We are moving toward a society where food is purely a service, disconnected from the labor of preparation. This alienation from the source of our nourishment is the ultimate psychological price of the Baedal economy. We are fed, but we are less connected.


What Non-Koreans Can Learn From Seoul


If you are looking at the Korean market from the outside, do not view these apps as simple service providers. They are the new infrastructure of the city.


  • The Super-App Ambition: Korean platforms do not want to just deliver food. They want to be the portal for all local commerce. The delivery network built for food is now being used for cosmetics, convenience store items, and electronics. The goal is instant gratification for any physical good.

  • The Tolerance for Cost Shifting: Korean consumers have shown a remarkable tolerance for hidden costs, such as dual pricing, in exchange for visible convenience like speed and interface. This suggests that in high-density urban markets, convenience is the ultimate currency, more valuable than transparency.

  • The Speed of Adoption: The transition from paid delivery to subscription-based free delivery happened in the blink of an eye. This market rewards agility above all else. Loyalty is thin; the best offer wins immediately.

  • The Data Dominance: The real winner is the entity that owns the transaction data. By knowing exactly what a population craves and when, these platforms have predictive power that traditional retail cannot match.


Final Thoughts


The Baedal economy of Seoul is a glimpse into the future of urban living globally. It is a world of extreme convenience, powered by invisible labor and sophisticated algorithms. It offers a life of frictionless consumption, but it extracts a toll in the form of higher prices, environmental waste, and social isolation.

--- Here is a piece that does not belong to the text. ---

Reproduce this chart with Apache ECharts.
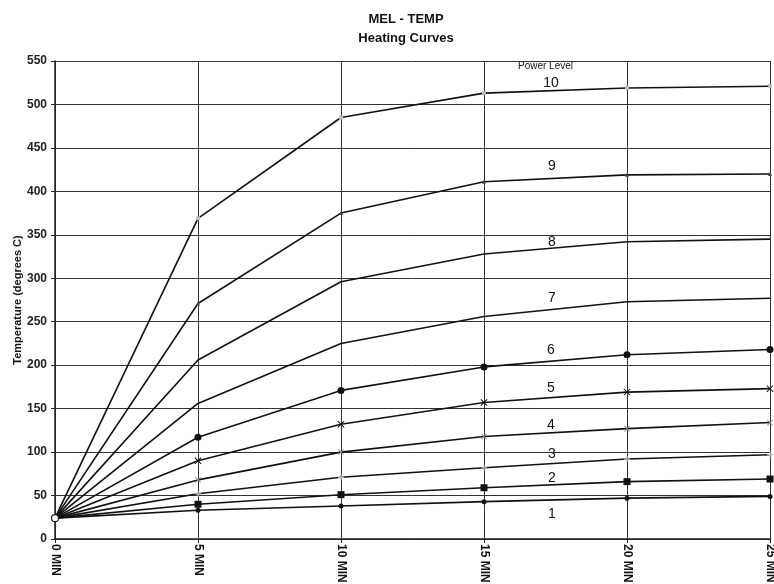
<!DOCTYPE html>
<html>
<head>
<meta charset="utf-8">
<script src="https://cdn.jsdelivr.net/npm/echarts@6/dist/echarts.min.js"></script>
<style>
  html, body { margin: 0; padding: 0; background: #fff; }
  #chart { width: 774px; height: 584px; }
</style>
</head>
<body>
<div id="chart"></div>
<script>
// x categories (minutes)
const timeLabels = ['0 MIN', '5 MIN', '10 MIN', '15 MIN', '20 MIN', '25 MIN']
const yTicks = [0, 50, 100, 150, 200, 250, 300, 350, 400, 450, 500, 550]

// temperature readings per power level
const level1 = [24, 33, 38, 43, 47, 49]
const level2 = [24, 40, 51, 59, 66, 69]
const level3 = [24, 52, 71, 82, 92, 97]
const level4 = [24, 68, 100, 118, 127, 134]
const level5 = [24, 90, 132, 157, 169, 173]
const level6 = [24, 117, 171, 198, 212, 218]
const level7 = [24, 156, 225, 256, 273, 277]
const level8 = [24, 206, 296, 328, 342, 345]
const level9 = [24, 271, 375, 411, 419, 420]
const level10 = [24, 369, 485, 513, 519, 521]
const levelNames = ['1', '2', '3', '4', '5', '6', '7', '8', '9', '10']

const crossPath = 'path://M0,1L1,0L5,4L9,0L10,1L6,5L10,9L9,10L5,6L1,10L0,9L4,5Z'
const plusPath = 'path://M4,0L6,0L6,4L10,4L10,6L6,6L6,10L4,10L4,6L0,6L0,4L4,4Z'

const font = 'Liberation Sans, Arial, sans-serif'

// the shared starting reading gets an open circle, drawn once (on level 1)
const mkLine = (name, data, symbol, size, color, isFirst) => ({
  name,
  type: 'line',
  clip: false,
  data: data.map((v, i) => {
    if (i !== 0) return v
    return isFirst
      ? { value: v, symbol: 'circle', symbolSize: 7, itemStyle: { color: '#fff', borderColor: '#222', borderWidth: 1.2 } }
      : { value: v, symbol: 'none' }
  }),
  symbol,
  symbolSize: size,
  showSymbol: true,
  itemStyle: { color: color || '#111' },
  lineStyle: { color: '#111', width: 1.6 },
  z: isFirst ? 5 : 3
})

const labelY = [514, 478, 454, 425, 388, 350, 298, 242, 166, 83]
const labelX = [552, 552, 552, 551, 551, 551, 552, 552, 552, 551]

const chart = echarts.init(document.getElementById('chart'))
chart.setOption({
  animation: false,
  backgroundColor: '#fff',
  title: {
    text: 'MEL - TEMP\nHeating Curves',
    left: 401,
    top: 5,
    textAlign: 'center',
    textStyle: { fontFamily: font, fontSize: 13, fontWeight: 'bold', color: '#111', lineHeight: 19 }
  },
  grid: { left: 55, right: 4, top: 61, bottom: 45, outerBoundsMode: 'none' },
  xAxis: {
    type: 'category',
    data: timeLabels,
    boundaryGap: false,
    axisLine: { lineStyle: { color: '#222', width: 1.5 } },
    axisTick: { show: true, length: 4, lineStyle: { color: '#222' } },
    axisLabel: { rotate: -90, fontFamily: font, fontSize: 12, fontWeight: 'bold', color: '#111', margin: 5, hideOverlap: false },
    splitLine: { show: true, lineStyle: { color: '#333', width: 1 } }
  },
  yAxis: {
    type: 'value',
    min: yTicks[0],
    max: yTicks[yTicks.length - 1],
    interval: 50,
    name: 'Temperature (degrees C)',
    nameLocation: 'middle',
    nameGap: 32,
    nameMoveOverlap: false,
    nameTextStyle: { fontFamily: font, fontSize: 11, fontWeight: 'bold', color: '#111' },
    axisLine: { show: true, lineStyle: { color: '#222', width: 1.5 } },
    axisTick: { show: true, length: 4, lineStyle: { color: '#222' } },
    axisLabel: { fontFamily: font, fontSize: 12, fontWeight: 'bold', color: '#222', margin: 8 },
    splitLine: { show: true, lineStyle: { color: '#333', width: 1 } }
  },
  series: [
    mkLine(levelNames[0], level1, 'circle', 5, '#111', true),
    mkLine(levelNames[1], level2, 'rect', 7),
    mkLine(levelNames[2], level3, plusPath, 6, '#bbb'),
    mkLine(levelNames[3], level4, crossPath, 6, '#888'),
    mkLine(levelNames[4], level5, crossPath, 7),
    mkLine(levelNames[5], level6, 'circle', 7),
    mkLine(levelNames[6], level7, 'none', 4),
    mkLine(levelNames[7], level8, 'none', 4),
    mkLine(levelNames[8], level9, 'triangle', 4, '#444'),
    mkLine(levelNames[9], level10, 'rect', 4, '#bbb')
  ],
  graphic: [
    { type: 'text', left: 518, top: 61, style: { text: 'Power Level', font: '10px ' + font, fill: '#111' } }
  ].concat(levelNames.map((n, i) => ({
    type: 'text',
    x: labelX[i],
    y: labelY[i],
    style: { text: n, font: '14px ' + font, fill: '#111', textAlign: 'center', textVerticalAlign: 'middle' }
  })))
})
</script>
</body>
</html>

As we move through 2025, the system is solidifying. The motorcycle hum outside the window is not going away; it is the heartbeat of the modern city. Understanding this rhythm is essential for anyone trying to understand the financial and cultural reality of Korea today.


Disclaimer: This article is for educational and informational purposes only and should not be considered as financial, investment, or trading advice; always conduct your own research and consult with a qualified financial advisor before making any investment decisions.